【原文】
死を畏るるは、生後の情なり。躯殼有りて而る後に是の情有り。死を畏れざるは、生前の性なり。躯殼を離れて始めて是の性を見る。人須らく死を畏れざるの理を、死を畏るるの中に自得すべし。性に復(かえ)るに庶(ちか)からん。
【訳文】
死に対して恐怖をいだくのは、人間が生まれてから後に起る感情である。身体ができてから後に感情があるわけである。死を畏れないのは、生まれる以前の本性である。身体を離れてはじめて、この本性を見ることができる。人が死を畏れないという道理を、死を畏れる中(生後)において、自ら会得すべきである。かくして、本性に復ること(復性)がおそらくできるであろう。
【所感】
死ぬことを恐れるのは、人間がこの世に生れ、身体ができた後に発する感情である。死ぬことを恐れないのは、生まれる前の本性であって、天性が身体を離れた後にこの本性を見ることができる。人間は死を恐れない理性を、この世に生まれた後、死を恐れる中に自ら掴みとるべきである。これは本性に帰ることと同じことである、と一斎先生は言います。
『大学』における、「明明徳(明徳を明らかにする)」、あるいは王陽明先生の謂う「致良知(良知にいたる)」などと同じく、人が生れたときに持っていた本来の心(明徳・良知)に帰ることを説いた章です。

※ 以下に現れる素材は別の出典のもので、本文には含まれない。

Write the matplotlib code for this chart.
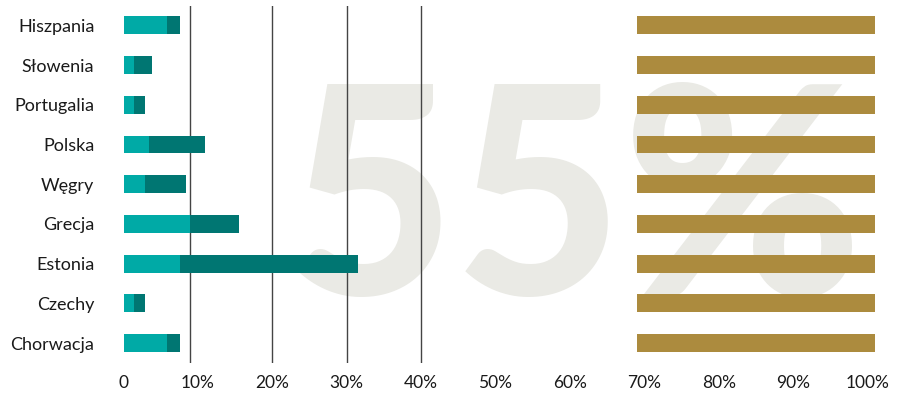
import matplotlib
matplotlib.use("Agg")
import matplotlib.pyplot as plt

countries = ["Hiszpania", "Słowenia", "Portugalia", "Polska", "Węgry",
             "Grecja", "Estonia", "Czechy", "Chorwacja"]
share_a = [5.85, 1.4, 1.4, 3.4, 2.9, 9.0, 7.6, 1.4, 5.85]
share_total = [7.6, 3.8, 2.9, 10.95, 8.4, 15.5, 31.5, 2.9, 7.6]
band_start = [69] * len(countries)
band_end = [101] * len(countries)
ref_lines = [9, 20, 30, 40]
tick_values = [0, 10, 20, 30, 40, 50, 60, 70, 80, 90, 100]
tick_labels = ["0", "10%", "20%", "30%", "40%", "50%", "60%", "70%",
               "80%", "90%", "100%"]
watermark = "55%"

LIGHT = "#00aaa6"
DARK = "#007672"
GOLD = "#ac8b3e"
WM = "#eaeae5"

plt.rcParams["font.family"] = ["Lato", "DejaVu Sans"]

W, H = 899, 395
fig = plt.figure(figsize=(W / 100, H / 100), dpi=100)
x0_px, top_px, bot_px = 123.5, 5.5, 363.0
xmax = 102
px_per_unit = 7.44
ax = fig.add_axes([x0_px / W, 1 - bot_px / H,
                   xmax * px_per_unit / W, (bot_px - top_px) / H])
ax.set_facecolor("none")

# large background figure, kept behind the axes
fig.text(575 / W, 1 - 295 / H, watermark, color=WM, fontsize=209,
         fontweight="black", fontstyle="normal", ha="center",
         va="baseline", zorder=-1)

y = list(range(len(countries)))
h = 0.45
ax.barh(y, share_a, height=h, color=LIGHT, zorder=3)
ax.barh(y, [t - a for t, a in zip(share_total, share_a)], left=share_a,
        height=h, color=DARK, zorder=3)
ax.barh(y, [e - s for s, e in zip(band_start, band_end)], left=band_start,
        height=h, color=GOLD, zorder=3)

for v in ref_lines:
    ax.axvline(v, color="#444444", lw=1.0, zorder=2)

ax.set_xlim(0, xmax)
ax.set_ylim(len(countries) - 0.5, -0.5)
ax.set_yticks(y)
ax.set_yticklabels(countries, fontsize=13, color="#1a1a1a")
ax.set_xticks(tick_values)
ax.set_xticklabels(tick_labels, fontsize=12.5, color="#1a1a1a")
ax.tick_params(axis="both", length=0)
ax.tick_params(axis="y", pad=21)
ax.tick_params(axis="x", pad=9)
for s in ax.spines.values():
    s.set_visible(False)

fig.savefig("out.png", dpi=100, facecolor="white")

たしかに一斎先生の仰る通り、私たちは生まれ落ちたその瞬間には何も恐れていません。
ところが多くの人生経験を積むうちに、いつしか心(本性)の周囲には様々な塵芥(ちりあくた)が積り、それが死を恐れたり、行動することを躊躇させたりするようになります。
これはスポーツの世界では顕著にみられることです。
たとえば、プロ野球界において、新人時代は恐れるものは何もないとばかりに快投を続けた投手が、次第に一球の怖さを知り、勝ち星から遠ざかっていくというケースは数多く見ることができます。
こうなるとその選手は自信を失い、技術面を必死に磨こうとするのですが、結果は芳しいものになりません。
やはり超一流と言われる投手は、もちろん人の何倍もの努力をした上でのことですが、その上でより一層自分自身を信じ、結果という手に負えない未来を見ず、ただ目の前にある自分の投じる一球という今に魂を込めているのです。
つまり、結果は出てから反省すれば良いという良い意味での開き直りをしているのです。
もちろん小生の所属する営業の世界でもまったく同じことが言えます。
売上という結果を恐れてしまうと、お客様を訪問することさえもが苦痛となってしまうのです。
こう考えてきますと、仕事における結果とは、人生における死と同じものであるように思えます。
つまり、日々今為すべきことに精一杯の力を注いで仕事をすることは、人生において死を恐れなくなるための訓練をしていることになるのではないか。
人は仕事を通して人生を学ぶことができる。
小生は、この章句を味読することで、改めてそんな大切なことに気付くことができました。